Charts and diagrams as code:
● ● ● ● ● ● ●

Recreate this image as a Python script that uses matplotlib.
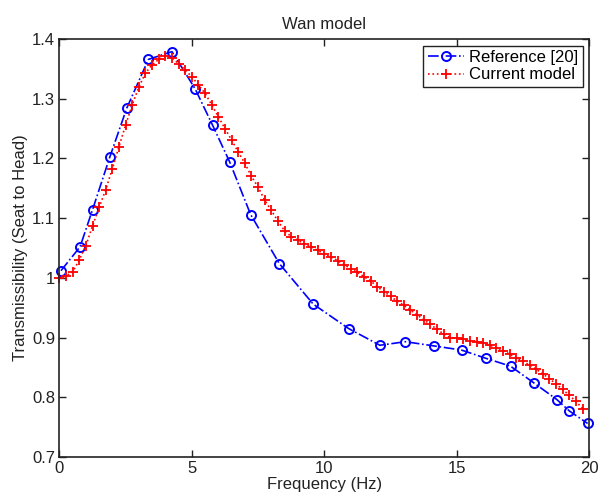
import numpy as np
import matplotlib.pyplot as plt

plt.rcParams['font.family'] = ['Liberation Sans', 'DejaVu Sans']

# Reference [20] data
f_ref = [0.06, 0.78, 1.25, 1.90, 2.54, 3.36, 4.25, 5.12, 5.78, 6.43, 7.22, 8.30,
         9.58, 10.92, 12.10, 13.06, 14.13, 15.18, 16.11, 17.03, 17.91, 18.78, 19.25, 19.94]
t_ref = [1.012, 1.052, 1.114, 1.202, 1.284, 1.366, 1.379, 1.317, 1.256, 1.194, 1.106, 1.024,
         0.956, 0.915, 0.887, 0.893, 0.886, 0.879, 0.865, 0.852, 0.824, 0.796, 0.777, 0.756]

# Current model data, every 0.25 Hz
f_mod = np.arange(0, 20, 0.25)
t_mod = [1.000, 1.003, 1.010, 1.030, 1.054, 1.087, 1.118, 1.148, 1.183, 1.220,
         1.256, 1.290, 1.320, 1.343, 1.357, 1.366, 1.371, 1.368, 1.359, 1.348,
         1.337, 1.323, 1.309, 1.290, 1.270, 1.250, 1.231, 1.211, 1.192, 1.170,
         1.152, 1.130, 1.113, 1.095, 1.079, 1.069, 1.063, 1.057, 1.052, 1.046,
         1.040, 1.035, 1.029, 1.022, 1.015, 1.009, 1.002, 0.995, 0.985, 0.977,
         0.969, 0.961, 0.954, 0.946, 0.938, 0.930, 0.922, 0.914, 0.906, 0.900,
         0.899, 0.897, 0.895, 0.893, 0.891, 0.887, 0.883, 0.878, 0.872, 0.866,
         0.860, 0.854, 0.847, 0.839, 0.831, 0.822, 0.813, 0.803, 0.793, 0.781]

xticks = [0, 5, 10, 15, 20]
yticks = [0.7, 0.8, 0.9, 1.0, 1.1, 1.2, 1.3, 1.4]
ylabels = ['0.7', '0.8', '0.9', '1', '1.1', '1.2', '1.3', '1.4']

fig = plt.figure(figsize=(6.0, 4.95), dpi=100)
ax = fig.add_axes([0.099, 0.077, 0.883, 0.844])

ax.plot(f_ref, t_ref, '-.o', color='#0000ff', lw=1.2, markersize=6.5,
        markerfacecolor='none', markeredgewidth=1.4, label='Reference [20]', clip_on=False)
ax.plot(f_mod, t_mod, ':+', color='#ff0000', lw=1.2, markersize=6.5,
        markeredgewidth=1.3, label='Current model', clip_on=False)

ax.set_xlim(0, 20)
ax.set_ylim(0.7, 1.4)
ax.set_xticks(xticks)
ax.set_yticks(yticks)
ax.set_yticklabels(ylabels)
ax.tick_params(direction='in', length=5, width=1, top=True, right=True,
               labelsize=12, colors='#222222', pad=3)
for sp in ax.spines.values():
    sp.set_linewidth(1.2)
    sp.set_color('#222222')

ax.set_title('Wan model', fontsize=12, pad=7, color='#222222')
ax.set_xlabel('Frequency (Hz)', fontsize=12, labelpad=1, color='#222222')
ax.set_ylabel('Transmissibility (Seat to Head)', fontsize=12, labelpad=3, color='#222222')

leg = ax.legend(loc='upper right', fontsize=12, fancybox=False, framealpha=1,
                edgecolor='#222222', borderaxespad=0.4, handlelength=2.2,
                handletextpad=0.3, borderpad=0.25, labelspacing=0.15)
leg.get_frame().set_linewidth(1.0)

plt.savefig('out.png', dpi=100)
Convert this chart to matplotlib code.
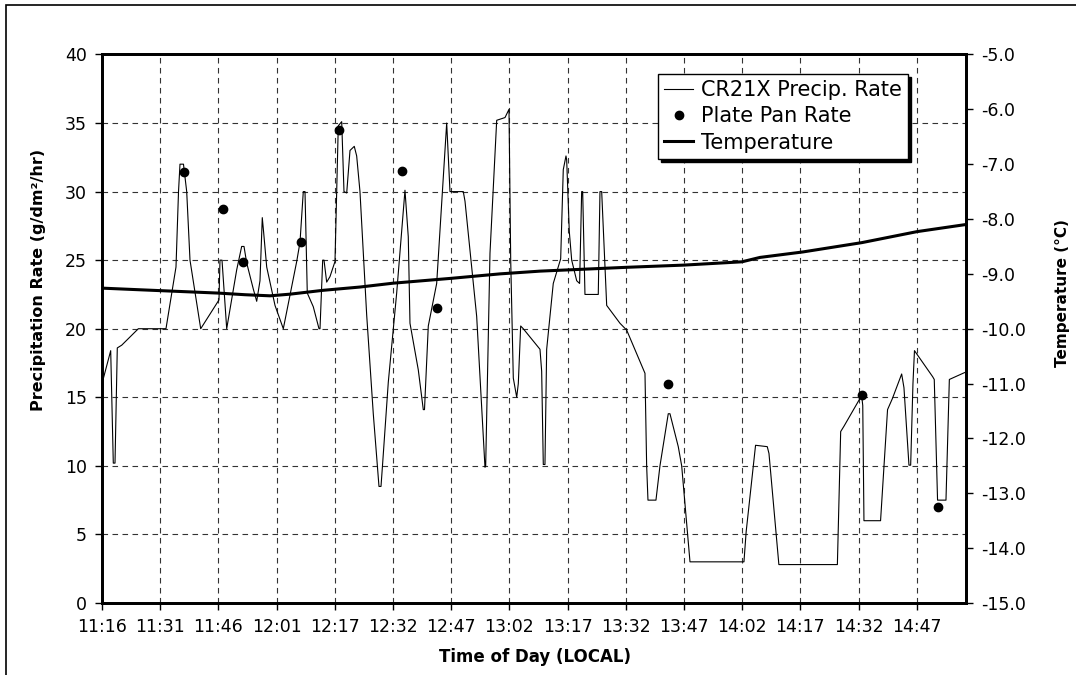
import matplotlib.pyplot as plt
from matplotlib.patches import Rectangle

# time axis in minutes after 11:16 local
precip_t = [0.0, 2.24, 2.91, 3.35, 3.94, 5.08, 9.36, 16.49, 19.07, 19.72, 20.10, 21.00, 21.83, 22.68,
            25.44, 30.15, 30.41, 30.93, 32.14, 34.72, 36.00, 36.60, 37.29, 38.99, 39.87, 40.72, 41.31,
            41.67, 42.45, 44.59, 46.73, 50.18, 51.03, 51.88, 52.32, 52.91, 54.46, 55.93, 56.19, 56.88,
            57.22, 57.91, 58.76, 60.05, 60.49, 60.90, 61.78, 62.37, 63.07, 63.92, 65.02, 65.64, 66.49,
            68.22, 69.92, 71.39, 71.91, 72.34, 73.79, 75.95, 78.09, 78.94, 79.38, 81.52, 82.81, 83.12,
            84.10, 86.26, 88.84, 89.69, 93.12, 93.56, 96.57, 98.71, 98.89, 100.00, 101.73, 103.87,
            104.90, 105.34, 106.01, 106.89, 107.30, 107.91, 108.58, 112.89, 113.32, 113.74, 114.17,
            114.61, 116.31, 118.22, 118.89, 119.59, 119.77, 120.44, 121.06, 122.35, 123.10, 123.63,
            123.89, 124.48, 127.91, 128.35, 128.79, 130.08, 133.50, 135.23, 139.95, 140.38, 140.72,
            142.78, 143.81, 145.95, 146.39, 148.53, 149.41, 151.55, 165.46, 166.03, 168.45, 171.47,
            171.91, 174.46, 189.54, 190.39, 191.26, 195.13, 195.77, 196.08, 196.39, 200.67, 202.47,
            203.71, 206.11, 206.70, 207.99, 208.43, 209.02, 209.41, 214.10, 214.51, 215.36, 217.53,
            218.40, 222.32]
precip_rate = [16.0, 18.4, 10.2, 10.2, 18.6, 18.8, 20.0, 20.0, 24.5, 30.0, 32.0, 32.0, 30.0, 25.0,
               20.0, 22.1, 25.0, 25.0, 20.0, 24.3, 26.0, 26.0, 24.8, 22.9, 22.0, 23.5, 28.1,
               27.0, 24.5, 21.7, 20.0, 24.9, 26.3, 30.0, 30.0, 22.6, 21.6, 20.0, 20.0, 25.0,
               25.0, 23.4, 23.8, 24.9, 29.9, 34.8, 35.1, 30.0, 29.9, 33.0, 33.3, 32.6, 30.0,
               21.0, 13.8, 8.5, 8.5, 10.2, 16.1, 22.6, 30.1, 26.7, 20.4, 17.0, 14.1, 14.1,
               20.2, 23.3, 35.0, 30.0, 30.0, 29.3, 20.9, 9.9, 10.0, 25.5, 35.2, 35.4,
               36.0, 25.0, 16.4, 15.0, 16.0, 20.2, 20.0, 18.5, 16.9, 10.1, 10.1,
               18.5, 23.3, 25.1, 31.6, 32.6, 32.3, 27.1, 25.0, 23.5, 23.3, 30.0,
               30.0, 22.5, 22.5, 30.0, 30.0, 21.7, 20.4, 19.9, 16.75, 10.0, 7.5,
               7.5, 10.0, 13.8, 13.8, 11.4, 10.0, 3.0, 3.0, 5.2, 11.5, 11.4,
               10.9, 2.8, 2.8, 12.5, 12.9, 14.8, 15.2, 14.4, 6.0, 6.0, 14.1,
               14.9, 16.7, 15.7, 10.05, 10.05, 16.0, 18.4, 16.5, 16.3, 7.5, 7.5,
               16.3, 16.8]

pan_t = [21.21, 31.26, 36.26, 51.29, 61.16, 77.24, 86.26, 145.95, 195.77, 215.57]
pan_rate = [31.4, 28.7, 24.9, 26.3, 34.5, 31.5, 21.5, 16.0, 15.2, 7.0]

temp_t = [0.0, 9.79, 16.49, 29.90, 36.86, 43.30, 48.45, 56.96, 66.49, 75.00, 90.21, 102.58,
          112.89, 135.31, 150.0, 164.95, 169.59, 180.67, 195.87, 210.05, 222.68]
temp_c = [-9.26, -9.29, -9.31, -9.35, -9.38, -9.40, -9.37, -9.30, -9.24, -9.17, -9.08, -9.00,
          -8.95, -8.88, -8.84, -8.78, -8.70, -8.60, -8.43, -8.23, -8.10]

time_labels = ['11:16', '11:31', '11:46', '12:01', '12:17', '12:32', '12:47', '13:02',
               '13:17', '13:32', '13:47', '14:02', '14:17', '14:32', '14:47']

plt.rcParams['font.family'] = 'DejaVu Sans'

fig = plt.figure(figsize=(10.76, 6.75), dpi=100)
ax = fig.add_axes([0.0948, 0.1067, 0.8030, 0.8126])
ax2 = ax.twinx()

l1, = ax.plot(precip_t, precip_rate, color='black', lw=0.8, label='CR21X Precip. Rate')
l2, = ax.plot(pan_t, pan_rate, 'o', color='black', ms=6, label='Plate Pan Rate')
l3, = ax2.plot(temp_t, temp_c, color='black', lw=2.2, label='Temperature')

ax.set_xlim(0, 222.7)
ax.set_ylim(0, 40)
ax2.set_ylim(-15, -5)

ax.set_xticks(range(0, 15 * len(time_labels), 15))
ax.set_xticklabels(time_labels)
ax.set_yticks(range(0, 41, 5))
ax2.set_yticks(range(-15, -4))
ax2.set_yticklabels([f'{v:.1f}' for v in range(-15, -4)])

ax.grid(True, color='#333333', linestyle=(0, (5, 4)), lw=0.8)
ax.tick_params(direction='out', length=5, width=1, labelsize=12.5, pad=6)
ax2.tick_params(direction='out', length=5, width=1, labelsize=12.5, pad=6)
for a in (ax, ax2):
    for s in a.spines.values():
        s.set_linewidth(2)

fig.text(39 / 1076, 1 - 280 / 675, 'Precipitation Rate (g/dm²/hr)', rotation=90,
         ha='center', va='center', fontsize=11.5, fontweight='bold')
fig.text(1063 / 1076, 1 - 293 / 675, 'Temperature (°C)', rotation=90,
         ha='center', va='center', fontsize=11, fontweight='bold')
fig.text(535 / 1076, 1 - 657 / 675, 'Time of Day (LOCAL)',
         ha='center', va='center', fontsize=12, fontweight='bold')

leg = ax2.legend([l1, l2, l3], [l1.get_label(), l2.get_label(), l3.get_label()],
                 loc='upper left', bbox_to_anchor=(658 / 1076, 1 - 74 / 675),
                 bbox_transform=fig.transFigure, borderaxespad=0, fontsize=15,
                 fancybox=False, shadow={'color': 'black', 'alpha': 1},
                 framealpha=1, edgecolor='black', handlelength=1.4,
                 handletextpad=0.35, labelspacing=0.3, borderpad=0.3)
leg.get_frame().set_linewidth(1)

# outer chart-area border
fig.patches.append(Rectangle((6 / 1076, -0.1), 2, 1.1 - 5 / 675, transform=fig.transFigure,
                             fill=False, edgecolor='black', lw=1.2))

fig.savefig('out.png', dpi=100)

● ● ● ● ● ● ●

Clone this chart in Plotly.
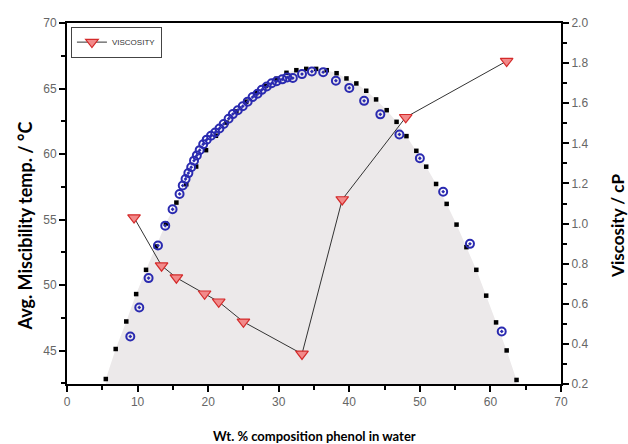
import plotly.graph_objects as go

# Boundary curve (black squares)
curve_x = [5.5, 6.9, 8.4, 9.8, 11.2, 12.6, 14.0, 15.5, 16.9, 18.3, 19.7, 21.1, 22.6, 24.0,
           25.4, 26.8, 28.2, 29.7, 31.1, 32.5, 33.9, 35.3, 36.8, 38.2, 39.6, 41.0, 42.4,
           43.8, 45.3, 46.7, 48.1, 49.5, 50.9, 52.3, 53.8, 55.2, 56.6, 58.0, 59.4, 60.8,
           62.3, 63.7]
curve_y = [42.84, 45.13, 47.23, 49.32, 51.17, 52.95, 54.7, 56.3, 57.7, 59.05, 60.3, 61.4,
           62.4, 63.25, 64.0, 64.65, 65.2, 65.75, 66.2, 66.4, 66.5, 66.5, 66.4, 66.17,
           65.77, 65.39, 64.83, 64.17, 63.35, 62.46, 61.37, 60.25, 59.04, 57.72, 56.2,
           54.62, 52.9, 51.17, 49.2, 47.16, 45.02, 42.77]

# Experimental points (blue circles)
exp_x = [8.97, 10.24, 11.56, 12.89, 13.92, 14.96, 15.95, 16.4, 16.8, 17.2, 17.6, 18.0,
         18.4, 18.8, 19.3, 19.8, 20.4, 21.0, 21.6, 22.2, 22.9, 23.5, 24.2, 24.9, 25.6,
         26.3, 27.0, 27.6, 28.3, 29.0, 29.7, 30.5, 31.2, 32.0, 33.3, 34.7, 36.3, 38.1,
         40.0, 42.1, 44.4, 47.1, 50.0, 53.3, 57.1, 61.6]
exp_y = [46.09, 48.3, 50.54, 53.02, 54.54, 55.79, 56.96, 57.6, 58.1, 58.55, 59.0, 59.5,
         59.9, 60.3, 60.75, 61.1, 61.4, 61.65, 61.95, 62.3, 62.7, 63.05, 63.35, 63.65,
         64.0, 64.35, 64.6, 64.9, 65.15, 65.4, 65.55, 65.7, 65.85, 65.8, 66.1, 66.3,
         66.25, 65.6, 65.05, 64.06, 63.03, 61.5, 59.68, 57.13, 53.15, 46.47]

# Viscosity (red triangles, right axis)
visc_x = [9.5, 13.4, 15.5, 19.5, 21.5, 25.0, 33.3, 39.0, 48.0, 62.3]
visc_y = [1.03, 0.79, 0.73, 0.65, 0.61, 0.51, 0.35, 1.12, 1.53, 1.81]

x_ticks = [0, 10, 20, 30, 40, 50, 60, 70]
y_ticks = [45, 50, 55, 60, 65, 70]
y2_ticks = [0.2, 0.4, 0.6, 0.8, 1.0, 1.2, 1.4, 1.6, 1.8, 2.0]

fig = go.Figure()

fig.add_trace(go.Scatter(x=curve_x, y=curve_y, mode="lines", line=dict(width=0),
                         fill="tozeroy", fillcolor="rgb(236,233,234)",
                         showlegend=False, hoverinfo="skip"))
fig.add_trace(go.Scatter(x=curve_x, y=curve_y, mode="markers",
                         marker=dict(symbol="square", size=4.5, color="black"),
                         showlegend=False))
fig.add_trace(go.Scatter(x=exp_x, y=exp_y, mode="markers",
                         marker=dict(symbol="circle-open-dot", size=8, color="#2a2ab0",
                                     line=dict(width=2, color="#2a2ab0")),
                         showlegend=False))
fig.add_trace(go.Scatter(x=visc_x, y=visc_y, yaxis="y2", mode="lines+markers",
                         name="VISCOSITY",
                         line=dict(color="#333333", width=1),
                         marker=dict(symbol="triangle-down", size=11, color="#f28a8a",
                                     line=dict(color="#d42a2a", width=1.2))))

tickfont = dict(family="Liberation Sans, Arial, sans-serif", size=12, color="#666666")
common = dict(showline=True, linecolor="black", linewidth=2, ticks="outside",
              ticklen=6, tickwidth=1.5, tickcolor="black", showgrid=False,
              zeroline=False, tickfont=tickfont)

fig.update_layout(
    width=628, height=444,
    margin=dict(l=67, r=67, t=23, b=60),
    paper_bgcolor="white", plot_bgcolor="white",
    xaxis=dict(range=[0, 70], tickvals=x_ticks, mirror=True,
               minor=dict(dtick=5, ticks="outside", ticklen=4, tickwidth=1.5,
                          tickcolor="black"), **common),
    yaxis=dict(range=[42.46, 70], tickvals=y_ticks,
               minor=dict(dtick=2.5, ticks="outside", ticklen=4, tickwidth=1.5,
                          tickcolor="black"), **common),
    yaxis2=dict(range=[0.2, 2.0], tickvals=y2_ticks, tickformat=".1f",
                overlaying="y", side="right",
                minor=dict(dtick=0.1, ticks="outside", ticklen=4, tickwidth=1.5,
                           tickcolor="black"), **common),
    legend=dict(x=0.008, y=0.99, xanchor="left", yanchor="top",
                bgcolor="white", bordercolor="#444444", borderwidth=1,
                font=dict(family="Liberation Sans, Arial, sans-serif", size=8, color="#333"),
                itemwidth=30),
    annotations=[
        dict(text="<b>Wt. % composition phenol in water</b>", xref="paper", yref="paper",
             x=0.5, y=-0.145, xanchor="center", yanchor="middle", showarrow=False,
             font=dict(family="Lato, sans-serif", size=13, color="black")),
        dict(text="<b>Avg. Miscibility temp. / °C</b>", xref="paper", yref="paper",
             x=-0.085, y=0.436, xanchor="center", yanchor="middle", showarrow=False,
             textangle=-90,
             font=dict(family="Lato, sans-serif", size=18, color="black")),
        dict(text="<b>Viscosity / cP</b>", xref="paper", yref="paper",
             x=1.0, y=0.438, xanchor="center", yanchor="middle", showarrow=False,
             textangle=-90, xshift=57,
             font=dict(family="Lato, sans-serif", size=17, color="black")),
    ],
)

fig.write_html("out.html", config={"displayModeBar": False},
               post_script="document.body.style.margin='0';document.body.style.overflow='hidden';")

● ● ● ● ● ● ●

> [Task requirements]:
Which lines hold the word "this"? Return all of them from the records above.

> [Written solution]:
Recreate this image as a Python script that uses matplotlib.
Convert this chart to matplotlib code.
Clone this chart in Plotly.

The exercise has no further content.